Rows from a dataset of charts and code
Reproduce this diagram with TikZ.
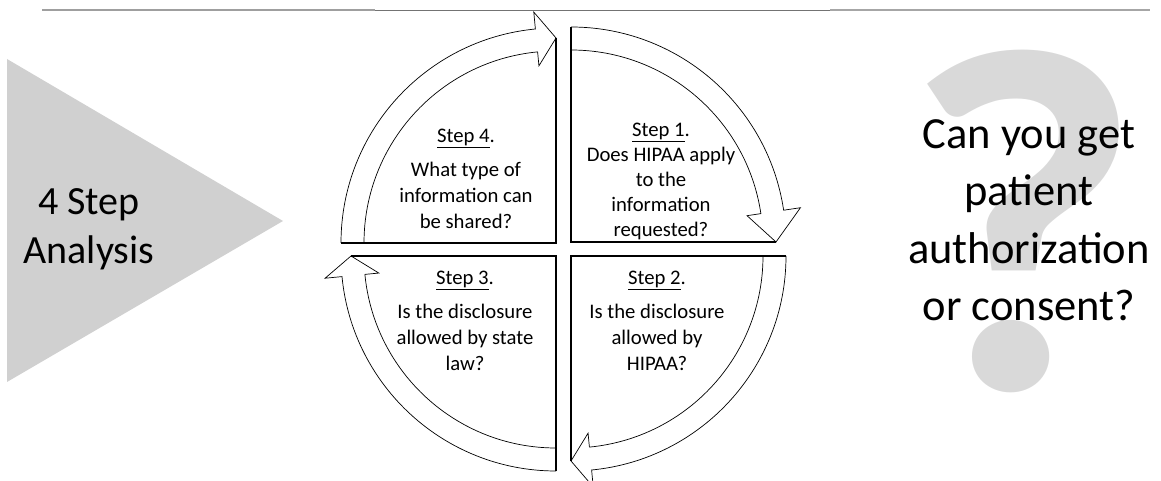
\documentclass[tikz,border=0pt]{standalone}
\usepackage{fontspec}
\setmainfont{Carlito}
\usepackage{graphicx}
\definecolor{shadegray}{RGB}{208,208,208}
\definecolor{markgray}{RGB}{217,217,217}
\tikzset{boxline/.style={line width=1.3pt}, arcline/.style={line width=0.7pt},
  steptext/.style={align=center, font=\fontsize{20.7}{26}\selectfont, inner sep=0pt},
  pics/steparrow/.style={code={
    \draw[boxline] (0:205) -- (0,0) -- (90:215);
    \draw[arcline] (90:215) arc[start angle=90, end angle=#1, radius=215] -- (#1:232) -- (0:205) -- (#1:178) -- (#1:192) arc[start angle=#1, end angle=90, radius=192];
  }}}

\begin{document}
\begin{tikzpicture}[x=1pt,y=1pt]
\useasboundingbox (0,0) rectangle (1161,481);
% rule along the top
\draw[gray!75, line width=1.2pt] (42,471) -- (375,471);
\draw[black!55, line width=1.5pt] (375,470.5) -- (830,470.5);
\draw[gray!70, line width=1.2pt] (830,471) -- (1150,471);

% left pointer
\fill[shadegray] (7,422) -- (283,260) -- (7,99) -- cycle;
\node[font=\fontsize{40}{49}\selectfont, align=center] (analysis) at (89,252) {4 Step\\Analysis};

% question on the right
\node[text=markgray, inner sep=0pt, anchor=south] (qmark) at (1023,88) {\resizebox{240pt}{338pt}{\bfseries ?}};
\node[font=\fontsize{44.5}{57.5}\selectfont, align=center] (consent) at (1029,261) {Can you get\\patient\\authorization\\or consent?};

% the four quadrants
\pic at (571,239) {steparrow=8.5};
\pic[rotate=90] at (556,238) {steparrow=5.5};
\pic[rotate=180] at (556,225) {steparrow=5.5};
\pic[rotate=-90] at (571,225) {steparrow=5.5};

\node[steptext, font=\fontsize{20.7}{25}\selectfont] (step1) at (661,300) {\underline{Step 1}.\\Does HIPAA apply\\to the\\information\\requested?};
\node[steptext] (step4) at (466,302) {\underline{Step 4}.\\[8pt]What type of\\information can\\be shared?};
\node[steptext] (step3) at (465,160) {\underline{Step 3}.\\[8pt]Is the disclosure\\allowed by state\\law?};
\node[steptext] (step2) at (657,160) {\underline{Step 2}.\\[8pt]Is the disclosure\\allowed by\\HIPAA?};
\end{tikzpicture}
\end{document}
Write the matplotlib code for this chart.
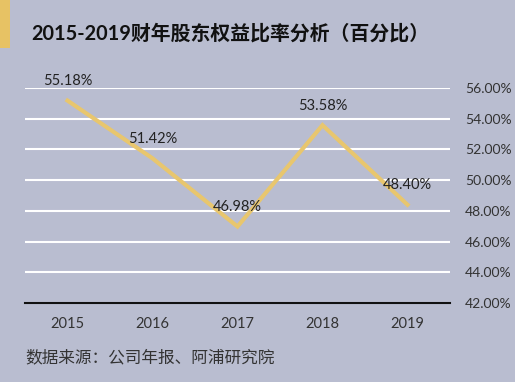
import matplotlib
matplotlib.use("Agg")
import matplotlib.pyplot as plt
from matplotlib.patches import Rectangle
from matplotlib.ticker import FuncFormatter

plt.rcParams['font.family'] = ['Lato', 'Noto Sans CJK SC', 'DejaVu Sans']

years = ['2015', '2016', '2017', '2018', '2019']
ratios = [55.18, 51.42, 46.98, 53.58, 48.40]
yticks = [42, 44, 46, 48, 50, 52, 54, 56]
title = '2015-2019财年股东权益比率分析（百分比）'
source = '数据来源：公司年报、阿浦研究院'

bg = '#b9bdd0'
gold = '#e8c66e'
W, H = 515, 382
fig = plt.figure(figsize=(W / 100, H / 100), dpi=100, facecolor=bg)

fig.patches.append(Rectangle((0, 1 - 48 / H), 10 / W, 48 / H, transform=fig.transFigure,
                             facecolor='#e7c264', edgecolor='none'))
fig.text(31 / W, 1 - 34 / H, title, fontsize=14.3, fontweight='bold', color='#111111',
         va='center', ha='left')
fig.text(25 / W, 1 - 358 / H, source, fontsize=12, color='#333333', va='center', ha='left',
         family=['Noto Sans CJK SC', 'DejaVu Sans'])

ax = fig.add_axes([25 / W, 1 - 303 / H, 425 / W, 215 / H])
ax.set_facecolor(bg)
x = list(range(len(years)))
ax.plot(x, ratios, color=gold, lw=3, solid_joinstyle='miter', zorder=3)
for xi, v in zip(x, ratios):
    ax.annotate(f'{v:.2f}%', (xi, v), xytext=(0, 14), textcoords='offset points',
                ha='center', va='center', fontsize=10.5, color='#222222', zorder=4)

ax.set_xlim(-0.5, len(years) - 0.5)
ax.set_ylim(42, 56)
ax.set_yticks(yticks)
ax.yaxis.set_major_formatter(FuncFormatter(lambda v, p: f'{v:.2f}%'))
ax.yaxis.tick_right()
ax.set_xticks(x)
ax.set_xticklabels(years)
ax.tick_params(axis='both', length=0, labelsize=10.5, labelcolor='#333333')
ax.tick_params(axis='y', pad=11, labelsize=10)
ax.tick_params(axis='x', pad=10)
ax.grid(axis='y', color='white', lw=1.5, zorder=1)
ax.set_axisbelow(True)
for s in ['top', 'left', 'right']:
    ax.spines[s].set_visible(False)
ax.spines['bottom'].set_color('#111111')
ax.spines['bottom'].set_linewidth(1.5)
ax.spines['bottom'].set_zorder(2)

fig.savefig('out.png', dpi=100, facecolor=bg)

**Task goal:** Quote the data exactly, leaving every image out of the copy.

**Finished answer:**
Reproduce this diagram with TikZ.
\documentclass[tikz,border=0pt]{standalone}
\usepackage{fontspec}
\setmainfont{Carlito}
\usepackage{graphicx}
\definecolor{shadegray}{RGB}{208,208,208}
\definecolor{markgray}{RGB}{217,217,217}
\tikzset{boxline/.style={line width=1.3pt}, arcline/.style={line width=0.7pt},
  steptext/.style={align=center, font=\fontsize{20.7}{26}\selectfont, inner sep=0pt},
  pics/steparrow/.style={code={
    \draw[boxline] (0:205) -- (0,0) -- (90:215);
    \draw[arcline] (90:215) arc[start angle=90, end angle=#1, radius=215] -- (#1:232) -- (0:205) -- (#1:178) -- (#1:192) arc[start angle=#1, end angle=90, radius=192];
  }}}

\begin{document}
\begin{tikzpicture}[x=1pt,y=1pt]
\useasboundingbox (0,0) rectangle (1161,481);
% rule along the top
\draw[gray!75, line width=1.2pt] (42,471) -- (375,471);
\draw[black!55, line width=1.5pt] (375,470.5) -- (830,470.5);
\draw[gray!70, line width=1.2pt] (830,471) -- (1150,471);

% left pointer
\fill[shadegray] (7,422) -- (283,260) -- (7,99) -- cycle;
\node[font=\fontsize{40}{49}\selectfont, align=center] (analysis) at (89,252) {4 Step\\Analysis};

% question on the right
\node[text=markgray, inner sep=0pt, anchor=south] (qmark) at (1023,88) {\resizebox{240pt}{338pt}{\bfseries ?}};
\node[font=\fontsize{44.5}{57.5}\selectfont, align=center] (consent) at (1029,261) {Can you get\\patient\\authorization\\or consent?};

% the four quadrants
\pic at (571,239) {steparrow=8.5};
\pic[rotate=90] at (556,238) {steparrow=5.5};
\pic[rotate=180] at (556,225) {steparrow=5.5};
\pic[rotate=-90] at (571,225) {steparrow=5.5};

\node[steptext, font=\fontsize{20.7}{25}\selectfont] (step1) at (661,300) {\underline{Step 1}.\\Does HIPAA apply\\to the\\information\\requested?};
\node[steptext] (step4) at (466,302) {\underline{Step 4}.\\[8pt]What type of\\information can\\be shared?};
\node[steptext] (step3) at (465,160) {\underline{Step 3}.\\[8pt]Is the disclosure\\allowed by state\\law?};
\node[steptext] (step2) at (657,160) {\underline{Step 2}.\\[8pt]Is the disclosure\\allowed by\\HIPAA?};
\end{tikzpicture}
\end{document}
Write the matplotlib code for this chart.
import matplotlib
matplotlib.use("Agg")
import matplotlib.pyplot as plt
from matplotlib.patches import Rectangle
from matplotlib.ticker import FuncFormatter

plt.rcParams['font.family'] = ['Lato', 'Noto Sans CJK SC', 'DejaVu Sans']

years = ['2015', '2016', '2017', '2018', '2019']
ratios = [55.18, 51.42, 46.98, 53.58, 48.40]
yticks = [42, 44, 46, 48, 50, 52, 54, 56]
title = '2015-2019财年股东权益比率分析（百分比）'
source = '数据来源：公司年报、阿浦研究院'

bg = '#b9bdd0'
gold = '#e8c66e'
W, H = 515, 382
fig = plt.figure(figsize=(W / 100, H / 100), dpi=100, facecolor=bg)

fig.patches.append(Rectangle((0, 1 - 48 / H), 10 / W, 48 / H, transform=fig.transFigure,
                             facecolor='#e7c264', edgecolor='none'))
fig.text(31 / W, 1 - 34 / H, title, fontsize=14.3, fontweight='bold', color='#111111',
         va='center', ha='left')
fig.text(25 / W, 1 - 358 / H, source, fontsize=12, color='#333333', va='center', ha='left',
         family=['Noto Sans CJK SC', 'DejaVu Sans'])

ax = fig.add_axes([25 / W, 1 - 303 / H, 425 / W, 215 / H])
ax.set_facecolor(bg)
x = list(range(len(years)))
ax.plot(x, ratios, color=gold, lw=3, solid_joinstyle='miter', zorder=3)
for xi, v in zip(x, ratios):
    ax.annotate(f'{v:.2f}%', (xi, v), xytext=(0, 14), textcoords='offset points',
                ha='center', va='center', fontsize=10.5, color='#222222', zorder=4)

ax.set_xlim(-0.5, len(years) - 0.5)
ax.set_ylim(42, 56)
ax.set_yticks(yticks)
ax.yaxis.set_major_formatter(FuncFormatter(lambda v, p: f'{v:.2f}%'))
ax.yaxis.tick_right()
ax.set_xticks(x)
ax.set_xticklabels(years)
ax.tick_params(axis='both', length=0, labelsize=10.5, labelcolor='#333333')
ax.tick_params(axis='y', pad=11, labelsize=10)
ax.tick_params(axis='x', pad=10)
ax.grid(axis='y', color='white', lw=1.5, zorder=1)
ax.set_axisbelow(True)
for s in ['top', 'left', 'right']:
    ax.spines[s].set_visible(False)
ax.spines['bottom'].set_color('#111111')
ax.spines['bottom'].set_linewidth(1.5)
ax.spines['bottom'].set_zorder(2)

fig.savefig('out.png', dpi=100, facecolor=bg)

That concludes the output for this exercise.